Anyway, Samsung released a firmware update that supposedly solved that problem. And close to 10 years later I am still using that SSD, (though not much, it’s in my old laptop).

2 Likes

Supposedly they run the latest firmware… at least according to the original thread if I did not read wrong.

1 Like

Try some Kingston KC3000 ? I have moved to those for my main rig, but my TrueNAS does have 2 x 980 PRO 2TB NVMe’s running right off the mobo main NVMe links and no issues for over a year now…

I’ve read the old thread. Did you ever end up applying a newer firmware update?

All, I did check firmware all firmware is up to date… I think I finally stumbled upon the issue. The drives are physically opeating in power modes 3 and 4.

Modes 3 and 4 are non-operational modes and used only for idle. I’ve now checked it multiple times and this is still true.

I am trying to force them to stay in Power mode 1. Hopefully they stay cool :smiley:

1 Like

Interesting discovery. Keep us updated.

Ok…

Power states are now forced to 0 and persistent across boots. Had to disable APST via the following.

sudo nano /etc/default/grub.d/truenas.cfg

added nvme_core.default_ps_max_latency_us=0 to linux_default

sud update-grub

the ran

midclt call system.advanced.update '{"kernel_extra_options": 
 nvme_core.default_ps_max_latency_us-0"}'

not sure it was needed to do it both ways but power states are now in power state 0 and I’ve confirmed this via sudo nvme get-feature -f 0x0c -H /dev/nvme0

Additionally I dug through my smart test reports that run via the multi_report tool that’s available on the forums… idk how I missed this earlier but the drives are almost always in Power state 4… The one that failed last reported power state 0 in the last report.

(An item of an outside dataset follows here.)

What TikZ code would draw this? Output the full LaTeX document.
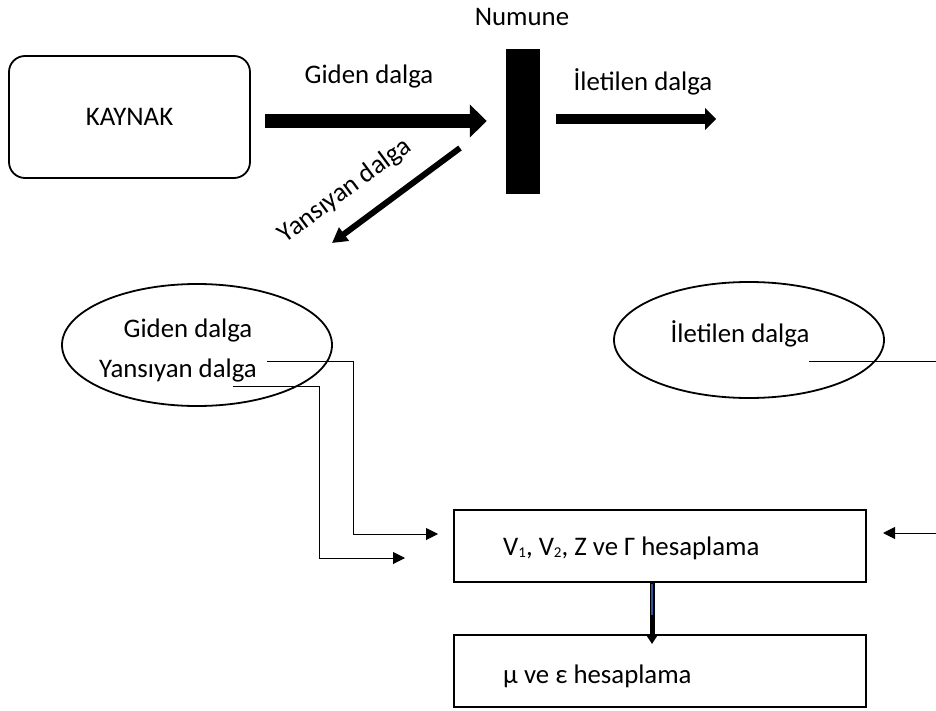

Seems like APST was not working correctly. I will update this thread when I get significant time on drives.

2 Likes

Question: does the Advanced Power Management setting in Storage>Disks have anything to do with this issue/potential solution?

It should not in normal conditions, but this is likely a hardware issue or a firmware issue so… it could be. Waiting for @loca5790 data in order to validate any theory.

1 Like

Drives are consistently staying in power state 0.

I will have to update again after some more times been put on drives.

I’m not sure why they would sit in those states other than potentially in compatibility with RAID.

You should not be using RAID with ZFS.

*raidz! there is still multiple writes occurings across the drives in the raidz setup versus the raid which to me seems like it could cause issues with power states being requested. Whether it be hardware or software issue. If it was a single drive writing data I doubt there’d be the same effect.

It’s been an additional 11 days power states are staying in state 0 and drives are functioning as expected. I will do another long term udpate in a few months.

Come to think of it… I do have a 3x mirror 2 wide array as well in one of my pools to incresae the SSD read write speeds. Inherently raidz does not increase the true performance of the writes if my memor servers correctly it’s more a data redundancy storage system.

I can confirm that everything is still working fine.

I will note that two of the drives do show this weird reporting:
SMART/Health Information (NVMe Log 0x02)
Critical Warning: 0x00
Temperature: 44 Celsius
Available Spare: 100%
Available Spare Threshold: 10%
Percentage Used: 2%
Data Units Read: 7,111,160 [3.64 TB]
Data Units Written: 38,276,183 [19.5 TB]
Host Read Commands: 357,561,116
Host Write Commands: 1,197,663,352
Controller Busy Time: 4,795
Power Cycles: 6
Power On Hours: 1,736

and the controller busy time is updating at the same rate as power on (aka 100 hours of power on equals 100 counts of controller busy time which I believe is in minutes). This number increase is drastically lower since the update of the power state.

1 Like